I say “his or her” above, but let’s be honest: most spinners and practitioners of these crazy conspiracy theories are men — emasculated or psychically wounded men, pseudo-religious pirates, a much different brand of “outsider” than the disciples of Jesus. They’re the fickle followers of Barrabas, the Judases who took a wrong turn, or the self-appointed shamans looking to justify themselves, while leaving others (especially in the undeveloped Two Thirds World) to fend for themselves.

Most are looking for a systemic or external explanation for why they’re forever on the outside personally. Some want power, others merely acceptance. Meanwhile they’re in denial themselves, avoiding the “dark night of the soul” that might actually transform them into credible  witnesses to the true Eternal Light and the truth. This is why other outsiders (you may call them geeks, but we all need to embrace our inner geek) find these theories so attractive. It’s cafeteria-style, libertarian, serve-yourself, super-sweet philosophical candy in an attractive package. The theories free us from any responsibility for our own situations, be they personal or political. They let immature, adolescent, me-against-the-world attitudes fluorish and find justification, irrespective of any higher authority or personal call to holiness and service.

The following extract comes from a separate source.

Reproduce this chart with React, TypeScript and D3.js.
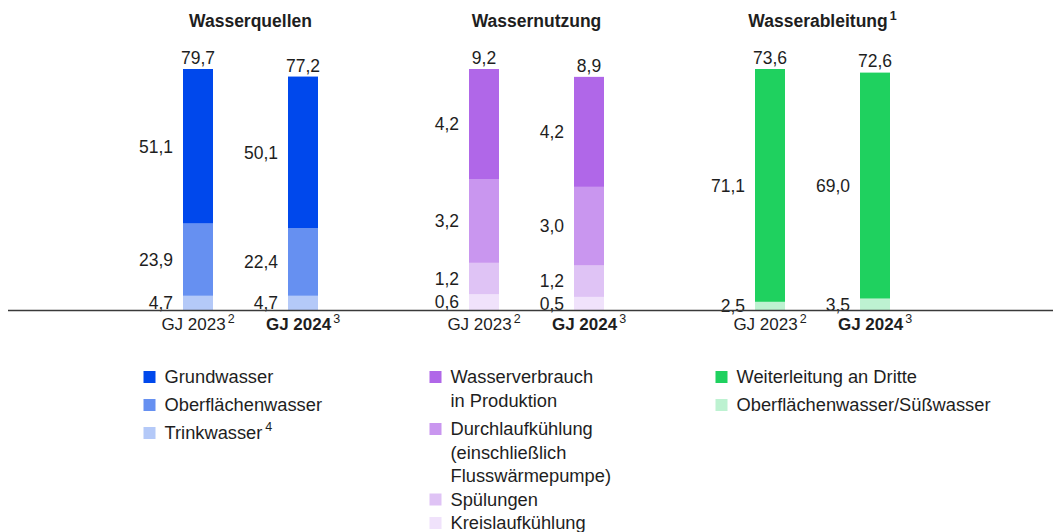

What’s more, the anarchic, non-theistic, or factually fuzzy solutions these theorists often recommend don’t account for the contentiousness and will to power that inevitably sets in among all us sinners. They make it easier to attach blame beyond ourselves, to the eternal THEM – whether THEY are the liberal Jewish media, the conservative fundamentalist Zionist warmongers, the Black Jesus-denying racists, the imperialist/royalist/fascist aristocracy, the Wahabist (or Shi’ ite) usurpers of the true Islamic faith, the Socialist/Communist hippie baby-killers looking to give away the store and crucify Christ again, or the Christian witch-hunters out to kill every horned owl and tree sprite that ever sought to set us free.

Sure, a few modern conspiracy analysts are on a genuine quest for the truth. But many are just the next generation of pawns and liars in the eternal struggle of good and evil.

Don’t get me wrong, though. I’m not advocating we remain ignorant. Just that we consider the source, question authority with a healthy but non-obsessive skepticism, and then lead with our hearts … but without disengaging our heads. Be faithful first. Then be smart. And be careful not to get caught on the wrong side in this battle of disinformation and distraction, only to find out too late you could have instead been enjoying the fulfilling fellowship of true believers all along, the fellowship of the Holy Spirit.

As Peter once said to Jesus when Jesus gave him leave to abandon their difficult journey: “Lord, to whom shall we go? You have words of eternal life? We believe and know that you are the Holy One of God.”

‘Nuff said.



Summertime, and the Living Is… Complicated.

Summer may not be beginning officially for a few more days, but for the Nielsens it has definitely begun — and with it, the sometimes delicate, often clumsy dance that we do when trying to make plans. Plans for weekends in Wisconsin. Plans for longer summer trips (which we never seem to be able to set up in February, when we stand a better chance of getting decent time-share locations, in places we actually want to go). Plans for the Fourth, our anniversary, my birthday.

 

And then there’s the plan for the day, or for the week: the goal being a balance of chores (now that we have the extended potential free-time) and personal interests from our individual and family lists (the beach, Millennium Park, read a book, go to the Chicago Botanic Gardens, write an overlong but hilarious blog entry, catch up on movies we’ve been meaning to rent, see a play, a concert, a class or two for Graham at the park district… you get the idea). Sue gets restless when her schedule is too open. She wants to fill it. And she can sometimes be a “work first and earn your playtime” kind of personality. That’s okay, but it ain’t me.

 

By contrast, I get loose and sometimes lazy. Freed from a world of deadlines and early rising, I want to make it all up as I go along. Maybe I’ll set a goal or two for the day, or the week. And usually I get to it, within a few days, or a few weeks. But it drives my wife nuts that I prefer to operate this way. In the summer, too often one of the three of us in the other’s face, or underfoot, and we can get kind of prickly. We love each other, but in seeing so much of each other, we can’t help but get under each other’s skin at least once a day. It’s complicated.

 

In theory, I was supposed to have another job by now, and we wouldn’t be doing this dance. And I have been looking. But it’s hard to stick with it, when there’s gardening to be done and Sue claims she hasn’t the strength to dig, and someone’s planning a camping trip I’d like to go on, and we’ve got a little cushion of money stashed away to prevent some desperate situation where I’ll have to take any old crappy job, just to make our bills. (That date is now somewhere around October, which will come quicker than I expect, I know…)

So if y’all know of a $75K per year job, at a museum or somewhere cool, one that’s a short walk from the beach, where I can spend my Friday half-days playing volleyball, and where they won’t mind that I have to drop my kid off at school at 8:30am and therefore can’t start early, be sure to let me know. Okay? And then when those pigs from the Lincoln Park Farm in the Zoo start flying, my life will be perfect.